CVHIF is a Non-qualified Investment" in a TFSA, RRSP or RRIF

Bananabrainz wrote:
Hey all, hope everyone's doing well. Still lurking around here...I see things are alive again. Gonna call TD tmrw and b#it&_ at them about them vibe shares....Also see how to go about making the CVHIF tradeable. Seems some have had luck. Also, noticed that my TFSA/RRSP positions got liquidated at IB....are they allowed to do that.?! Why didn't they covert to CVHIF like my TD account? Thoughts?


Some brokerages will liquidate a holding in a registered plan if it becomes a "non-qualified investment". 

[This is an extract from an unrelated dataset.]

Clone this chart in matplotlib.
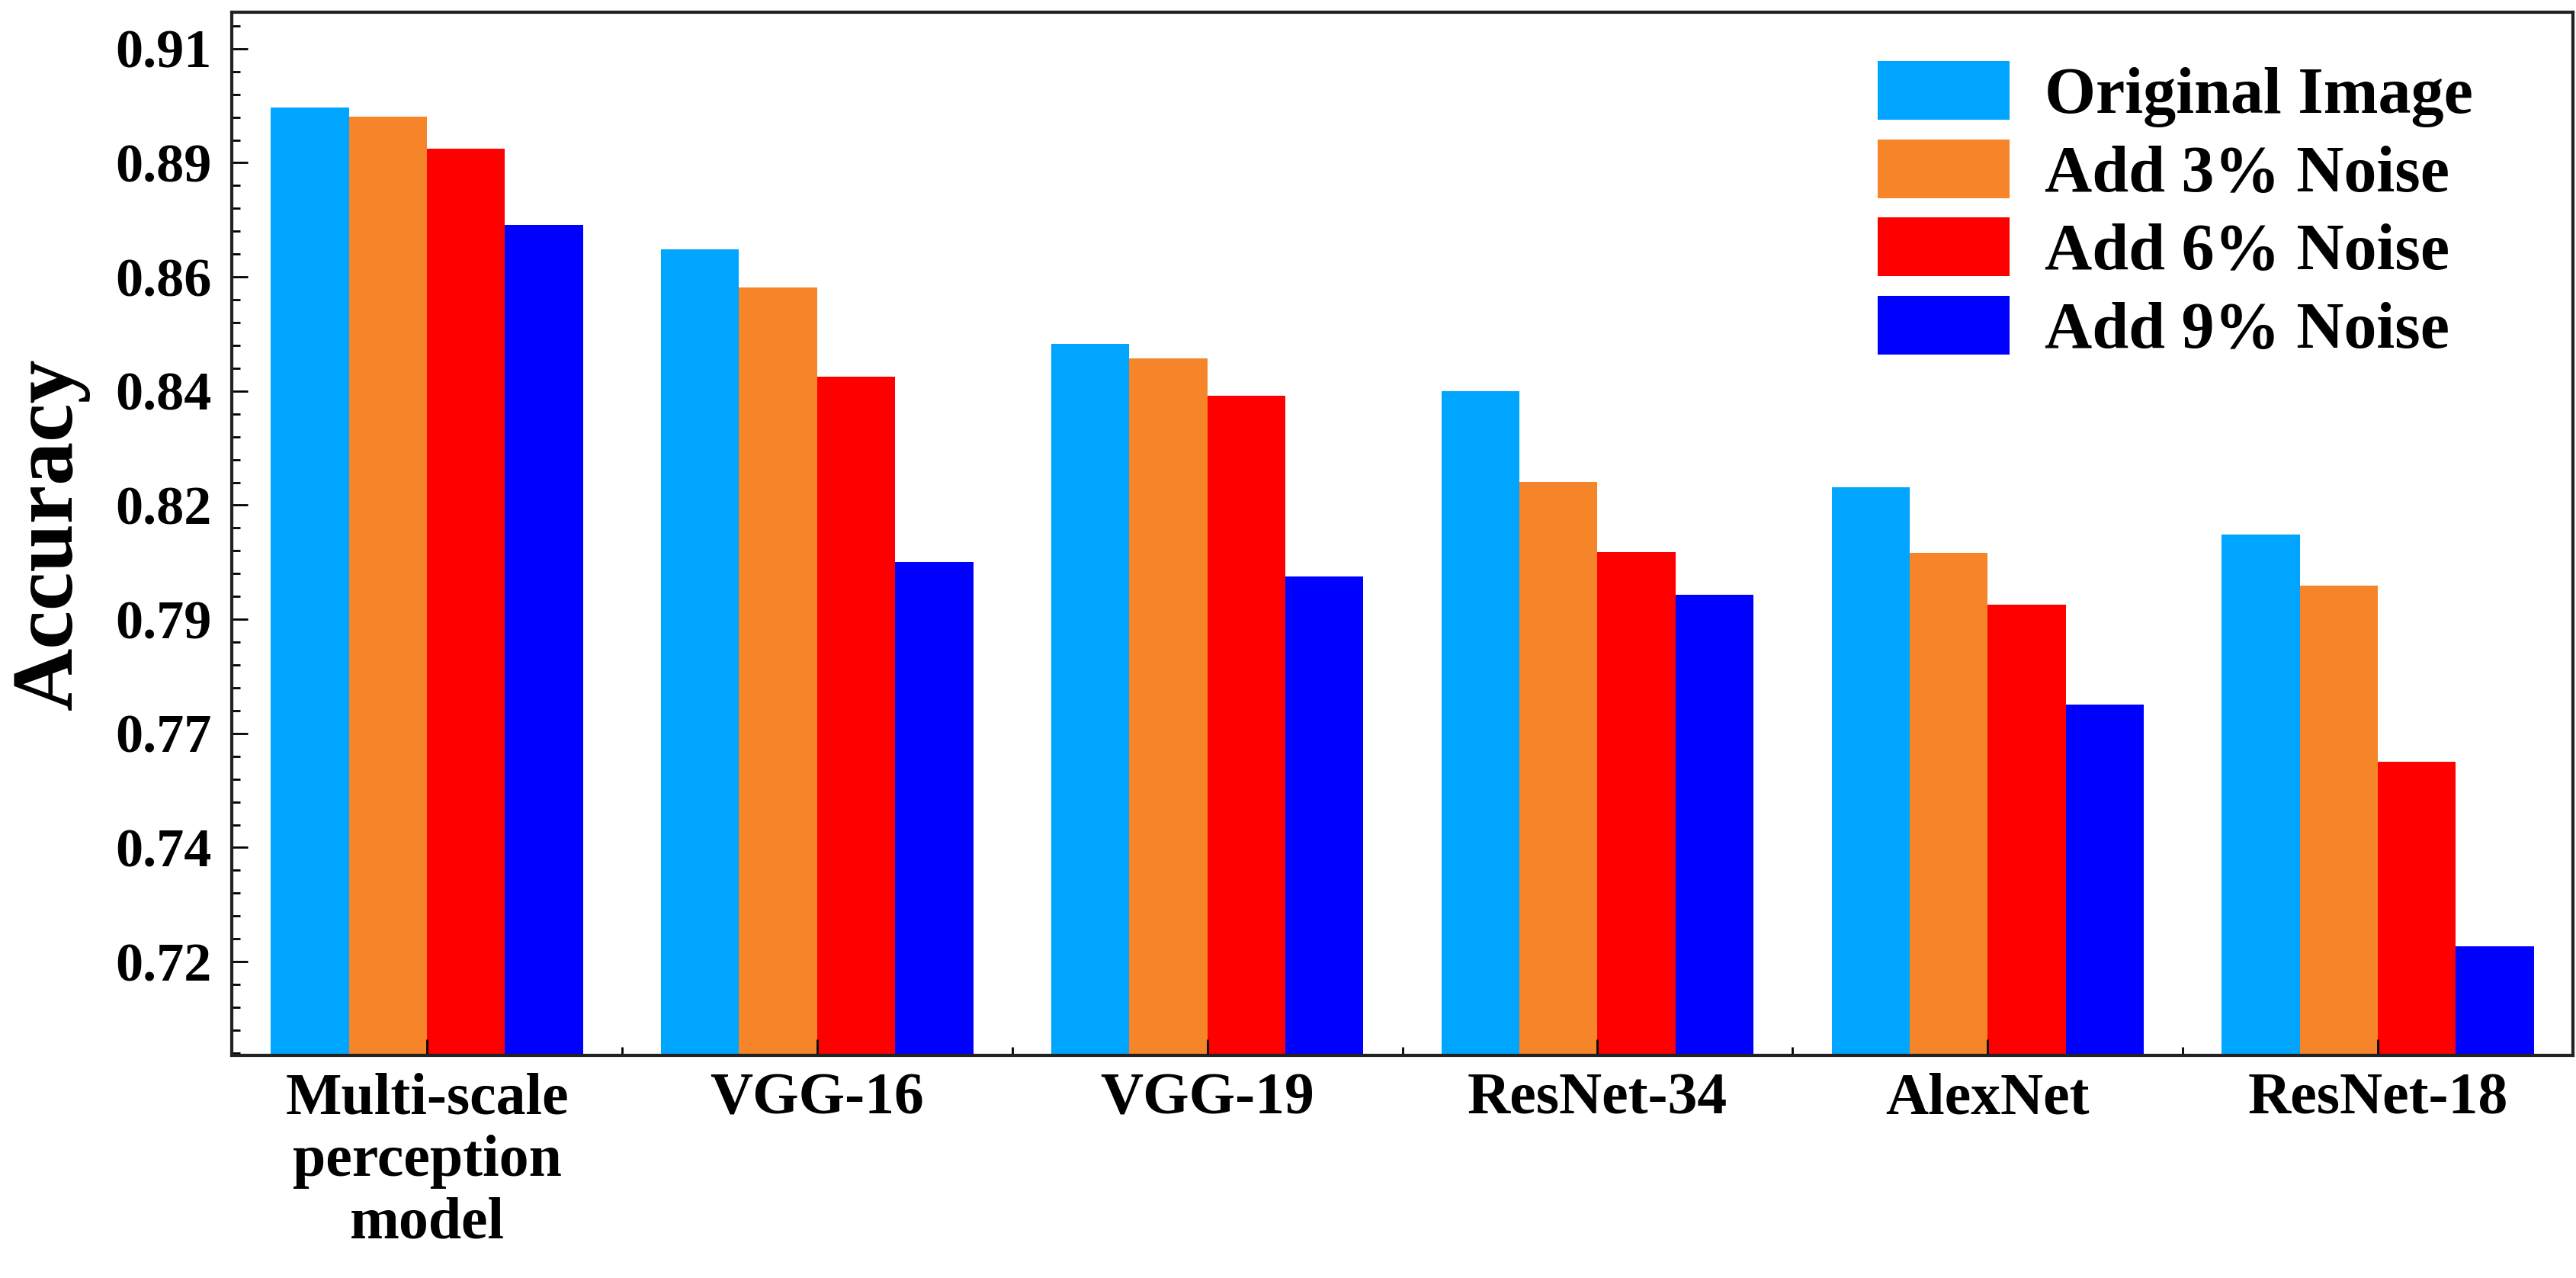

The Income Tax Act (Canada) determines whether or not a security is a “qualified investment.” When you hold non-qualified investments in a registered plan like an RRSP, RRIF or TFSA, the Canada Revenue Agency (CRA) may impose penalties on the annuitant or holder of the plan.
 
In general, a security that trades only on OTC markets is a non-qualified investment, but if it also trades on a DSE, it may be considered qualified. For example, if a stock trades over-the-counter in the U.S. but also trades on a DSE in Europe, it may qualify to be held in a registered plan.
 
Many Canadian investors find themselves owning a non-qualified investment when buying investments that trade on Over-the-Counter (OTC) markets (as opposed to stock exchanges), or when a security is delisted from Designated Stock Exchange (DSE), as determined by the Department of Finance Canada.  This is the case with shares of CVHIF.
 
If you hold non-qualified investments in a registered plan, there may be penalties and tax reporting requirements for the annuitant or holder of the plan. Normally the brokerage (eg. TD Direct Investing) will noitify you to remove a non-qualified investment from your registered plan.  Options to do this are:
 
  • Sell the security by placing a sell order.
  • Withdraw and transfer the security in-kind to a non-registered account. Withholding taxes may apply.
  • If the security is worthless, request to have it removed from your registered plan (if applicable). 
  • Swap (exchange) the security for the equivalent fair market value in cash from a non-registered plan.
Comment by Bananabrainz on Feb 12, 2021 3:00pm
Appreciate the thorough response. Yes, I was informed of the liquidation but had requested IB not to take action as I was willing to pay the penalties if imposed. The thought of transferrring did occur but fees associated seemed unjustifiable. Anyways, thanks.